In graduate school, we were posed the question, ‘How does a fish know it’s wet?’ The answer, of course, is that it doesn’t - it is swimming around in the pond unaware, unless it leaves the water and gets a different perspective. So it is with developmental trauma: emotional neglect or abuse is not always intentional on the part of the caregiver, leading us to believe that the environment we grew up in is ‘normal’. But current symptoms often tell a different story. When we are not able to feel successful in relationships, work and life, it can frequently be a sign of an environment in which something was ‘off’, despite the best intentions of our family. 

In my practice, I specialize in repairing just this kind of challenge. Through relational consistency, neurobiological repair and insight, I support clients in overcoming developmental trauma, so that life is not just about surviving…but thriving.

Botox: Does Looking Younger Come with a Psychological Price Tag?

A cursory look around Los Angeles would suggest that Botox is as routine as its less invasive counterparts the blowout and the manicure. Perhaps not a surprise in a city that eulogizes youth and beauty. But while there's no doubt of the popularity of flocking to the needle, the jury is still out on the psychological effects of this injectable medicine. 

In a recent study out of the University of Southern California, it was found that due to frozen facial muscles, botoxed participants were unable to mimic the facial expressions of those they interacted with.

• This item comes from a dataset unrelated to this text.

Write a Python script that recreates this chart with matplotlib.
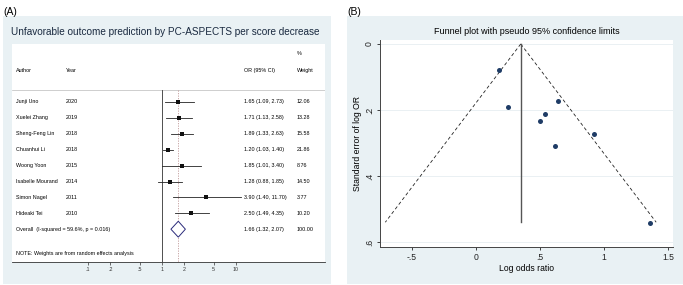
import numpy as np
import matplotlib
matplotlib.use("Agg")
import matplotlib.pyplot as plt
from matplotlib.patches import Polygon

plt.rcParams['font.family'] = ['Liberation Sans', 'DejaVu Sans']

# ---------------- data ----------------
authors = ["Junji Uno", "Xuelei Zhang", "Sheng-Feng Lin", "Chuanhui Li",
           "Woong Yoon", "Isabelle Mourand", "Simon Nagel", "Hideaki Tei"]
years = ["2020", "2019", "2018", "2018", "2015", "2014", "2011", "2010"]
or_est = [1.65, 1.71, 1.89, 1.20, 1.85, 1.28, 3.90, 2.50]
or_lo = [1.09, 1.13, 1.33, 1.03, 1.01, 0.88, 1.40, 1.49]
or_hi = [2.73, 2.58, 2.63, 1.40, 3.40, 1.85, 11.70, 4.35]
weights = [12.06, 13.28, 15.58, 21.86, 8.76, 14.50, 3.77, 10.20]
overall = (1.66, 1.32, 2.07)
overall_label = "Overall  (I-squared = 59.6%, p = 0.016)"
forest_ticks = [0.1, 0.2, 0.5, 1, 2, 5, 10]
forest_ticklabels = [".1", ".2", ".5", "1", "2", "5", "10"]

# funnel plot points (log OR, standard error)
funnel_logor = [0.50, 0.54, 0.64, 0.18, 0.62, 0.25, 1.36, 0.92]
funnel_se = [0.234, 0.211, 0.174, 0.078, 0.310, 0.190, 0.542, 0.273]
pooled_logor = 0.35
max_se = 0.54
funnel_xticks = [-0.5, 0, 0.5, 1, 1.5]
funnel_xticklabels = ["-.5", "0", ".5", "1", "1.5"]
funnel_yticks = [0, 0.2, 0.4, 0.6]
funnel_yticklabels = ["0", ".2", ".4", ".6"]

# ---------------- figure ----------------
W, H = 683, 285
fig = plt.figure(figsize=(W / 100, H / 100), dpi=100)
fig.patch.set_facecolor("white")

def box(x0, y0, x1, y1):
    """pixel box (top-left origin) -> fig fraction [l, b, w, h]"""
    return [x0 / W, 1 - y1 / H, (x1 - x0) / W, (y1 - y0) / H]

BG = "#e9f1f4"

# backgrounds
bgA = fig.add_axes(box(3, 16, 331, 284))
bgA.set_facecolor(BG); bgA.set_xticks([]); bgA.set_yticks([])
for s in bgA.spines.values(): s.set_visible(False)
bgB = fig.add_axes(box(347, 16, 683, 284))
bgB.set_facecolor(BG); bgB.set_xticks([]); bgB.set_yticks([])
for s in bgB.spines.values(): s.set_visible(False)

fig.text(3 / W, 1 - 12 / H, "(A)", fontsize=7.5, va="center", ha="left")
fig.text(347 / W, 1 - 12 / H, "(B)", fontsize=7.5, va="center", ha="left")

# ---------------- panel A: forest plot ----------------
ax = fig.add_axes(box(12, 44, 325, 262))
ax.set_facecolor("white")
ax.set_xscale("log")
x_left = 10 ** ((12 - 162) / 74)
x_right = 10 ** ((325 - 162) / 74)
ax.set_xlim(x_left, x_right)
row_h = 15.9
ax.set_ylim((262 - 102) / row_h, (44 - 102) / row_h)
for s in ["top", "right", "left"]:
    ax.spines[s].set_visible(False)
ax.spines["bottom"].set_color("#333333")
ax.spines["bottom"].set_linewidth(0.6)
ax.set_yticks([])
ax.set_xticks(forest_ticks)
ax.set_xticklabels(forest_ticklabels)
ax.minorticks_off()
ax.tick_params(axis="x", labelsize=3.8, length=2, width=0.5, pad=1.5, colors="#333333")

trans = ax.get_yaxis_transform()  # x in axes fraction, y in data
def fx(px):
    return (px - 12) / (325 - 12)

fs = 3.9
hdr_y = (71 - 102) / row_h
pct_y = (54 - 102) / row_h
sep_y = (90 - 102) / row_h
ax.text(fx(16), hdr_y, "Author", transform=trans, fontsize=fs, va="center")
ax.text(fx(66), hdr_y, "Year", transform=trans, fontsize=fs, va="center")
ax.text(fx(244), hdr_y, "OR (95% CI)", transform=trans, fontsize=fs, va="center")
ax.text(fx(297), hdr_y, "Weight", transform=trans, fontsize=fs, va="center")
ax.text(fx(297), pct_y, "%", transform=trans, fontsize=fs, va="center")
ax.plot([0, 1], [sep_y, sep_y], transform=trans, color="#bbbbbb", lw=0.5)

n = len(authors)
bottom_y = (262 - 102) / row_h
ax.plot([1, 1], [sep_y, bottom_y], color="#333333", lw=0.6)
ax.plot([overall[0], overall[0]], [sep_y, bottom_y], color="#c09a9a", lw=0.6,
        ls=(0, (1.5, 1.5)))

for i in range(n):
    ax.plot([or_lo[i], or_hi[i]], [i, i], color="#222222", lw=0.6)
    ax.plot(or_est[i], i, marker="s", color="#111111",
            markersize=2.0 + 0.05 * weights[i], markeredgewidth=0)
    ax.text(fx(16), i, authors[i], transform=trans, fontsize=fs, va="center")
    ax.text(fx(66), i, years[i], transform=trans, fontsize=fs, va="center")
    ax.text(fx(244), i, f"{or_est[i]:.2f} ({or_lo[i]:.2f}, {or_hi[i]:.2f})",
            transform=trans, fontsize=fs, va="center")
    ax.text(fx(297), i, f"{weights[i]:.2f}", transform=trans, fontsize=fs, va="center")

oy = n
dh = 0.5
diamond = Polygon([[overall[1], oy], [overall[0], oy - dh], [overall[2], oy],
                   [overall[0], oy + dh]], closed=True, facecolor="white",
                  edgecolor="#2a2a7a", lw=0.7, zorder=3)
ax.add_patch(diamond)
ax.text(fx(16), oy, overall_label, transform=trans, fontsize=fs, va="center")
ax.text(fx(244), oy, f"{overall[0]:.2f} ({overall[1]:.2f}, {overall[2]:.2f})",
        transform=trans, fontsize=fs, va="center")
ax.text(fx(297), oy, "100.00", transform=trans, fontsize=fs, va="center")
ax.text(fx(16), (253 - 102) / row_h, "NOTE: Weights are from random effects analysis",
        transform=trans, fontsize=fs, va="center")

fig.text(11 / W, 1 - 32 / H,
         "Unfavorable outcome prediction by PC-ASPECTS per score decrease",
         fontsize=7.2, va="center", ha="left", color="#1a2a40")

# ---------------- panel B: funnel plot ----------------
bx = fig.add_axes(box(380, 40, 673, 247))
bx.set_facecolor("white")
bx.set_xlim(-0.75, 1.54)
bx.set_ylim(0.615, -0.012)
for s in ["top", "right"]:
    bx.spines[s].set_visible(False)
for s in ["left", "bottom"]:
    bx.spines[s].set_color("#444444")
    bx.spines[s].set_linewidth(0.7)
bx.set_xticks(funnel_xticks)
bx.set_xticklabels(funnel_xticklabels)
bx.set_yticks(funnel_yticks)
bx.set_yticklabels(funnel_yticklabels, rotation=90, va="center")
bx.tick_params(labelsize=6.2, length=2.5, width=0.6, pad=2, colors="#222222")
for yt in funnel_yticks:
    bx.axhline(yt, color="#e6eef1", lw=0.6, zorder=0)

se_line = np.array([0, max_se])
bx.plot(pooled_logor - 1.96 * se_line, se_line, color="#222222", lw=0.6,
        ls=(0, (4, 3)))
bx.plot(pooled_logor + 1.96 * se_line, se_line, color="#222222", lw=0.6,
        ls=(0, (4, 3)))
bx.plot([pooled_logor, pooled_logor], [0, max_se], color="#555555", lw=1.0)
bx.plot(funnel_logor, funnel_se, "o", color="#1f3c66", markersize=3.6,
        markeredgewidth=0, zorder=4)
bx.set_xlabel("Log odds ratio", fontsize=6.2, labelpad=1)
bx.set_ylabel("Standard error of log OR", fontsize=6.2, labelpad=2)
fig.text(527 / W, 1 - 32 / H, "Funnel plot with pseudo 95% confidence limits",
         fontsize=6.5, va="center", ha="center")

fig.savefig("out.png", dpi=100)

Unconsciously imitating another's expressions sends a signal from the listeners’ face to their brain, enabling them to interpret the other's intended meaning. When this ability is impaired, the capacity to perceive others' emotions is impacted. In the study, women with Botox had increased difficulty interpreting both positive and negative emotional expressions, compared to their non-Botoxed peers. Although extended relational studies have yet to be done, with a little imagination we can foresee the potential downfalls of being in a relationship with someone who is not able to consistently decode our emotional expression. 

Perhaps the greatest implication of an inexpressive face is its impact on child development. The dual trend of increased Botox and higher child-bearing age could also affect babies' social and emotional development. Mimicking the facial expressions of the primary caregiver is crucial for two reasons: firstly, baby learns about emotions and social interactions through imitating the primary caregiver; secondly, baby develops his sense of self from feedback from the caregiver. We know from clinical experiments that when a baby can't get a positive emotional response from his caregiver, he quickly moves to a place of distress and nervous system dysregulation. Over time, repeated experiences of this kind negatively impact brain chemistry. And what of tone of voice and content as part of communication? Yes, these can somewhat compensate for lack of facial expression, but up to 80% of our communication is non-verbal. It is too early to say what the long term effect of Botox in the infant-caregiver relationship is, but we do know what happens when people lack communication skills and have a poorly developed sense of self. To view a short video of the Dr Edward Tronik’s Still Face Experiments, which show the impact of lack of facial expression and interaction on baby.  

http://www.youtube.com/watch?v=apzXGEbZht0

With mounting evidence on how Botox impacts relational quality, we are left to wonder if it has any redeeming psychological features. Enter Dr Eric Finzi who for almost two decades has been studying Botox's effects on mood. In his recent book, The Face of Emotion, he shares his research on the use of Botox, particularly his findings that Botox’s inhibiting of depressed patients' frowns improves mood. These are dramatic findings that suggest that facial expressions, rather neurotransmitters in the brain could be the driving force behind our emotions. The idea of inhibiting negative facial expressions as an antidepressant is radically different to any other intervention currently available.

The observed effects of Botox seem to make a case for and against. How about you? Does Botox affect your mood and relationships?